Is the pic coming up?


----------



## chainsawjunky (Apr 9, 2007)

Yeah pretty nice shotgun. What did it run you?


----------



## NYH1 (Apr 9, 2007)

The shotgun was $550 plus tax. The scope was $300 plus tax. The scope rings (Leupold) were $45 or so with shipping. I bought everything new.


----------



## 2000ssm6 (Apr 11, 2007)

Nice Remington, gun and scope combo looks great! Hope you lay down some deers with dat:hmm3grin2orange:


----------



## NYH1 (Apr 20, 2007)

2000ssm6 said:


> Nice Remington, gun and scope combo looks great! Hope you lay down some deers with dat:hmm3grin2orange:


Me too!


----------



## hornett22 (May 2, 2007)

*real nice gun.i love remingtons.*

can you hunt deer in NY with a handgun? CT is the only place i have ever been that you can't.kind of dumb but hey,it IS CT.


----------



## NYH1 (May 2, 2007)

hornett22 said:


> can you hunt deer in NY with a handgun? CT is the only place i have ever been that you can't.kind of dumb but hey,it IS CT.

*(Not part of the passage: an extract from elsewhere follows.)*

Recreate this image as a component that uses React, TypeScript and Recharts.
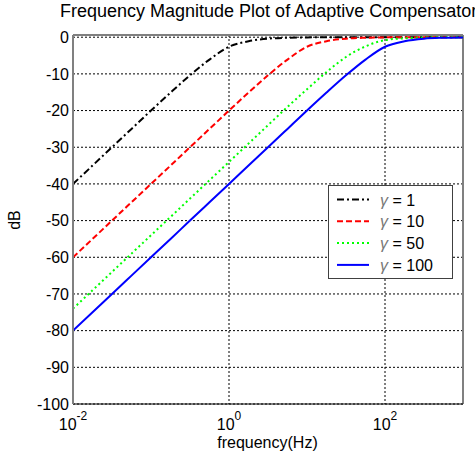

Yes you can use a handgun of pretty much any center fire cartridge/caliber to hunt deer in most areas (with few exceptions) of NY. Try to figure this one out. In the area where our hunting camp is, it's "Shotgun only" as far as long guns go. Because of the population in the area (which in pretty much non-existent, very rural area, that's another story in and of itself). But you can use a Thompson Encore in 300 WSM or a 300 Ultra Mag. If you have a pistol permit. I've lived here my whole life (32 years) and I can't figure this state out! :bang:


----------



## oneadam12 (May 3, 2007)

Are you sure you're not in Mississippi? Sounds like something our legislators would do.

:bang: :bang: :bang:


----------



## 2000ssm6 (May 3, 2007)

In NC you can use any centerfire pistol that is .357 or larger. I don't know too many that hunt with a pistol. I have been out with the ole .44 mag a few times but no lucky deer around.

On another note, a friend of mine was going to get a pistol permit today and for the first time they have to run a mental "background" check. I guess this means that they will check if he has been to the crazy house. I'm glad to have my ccw, no bs like that. We can thank that loon mf-er at VT for that extra check.


----------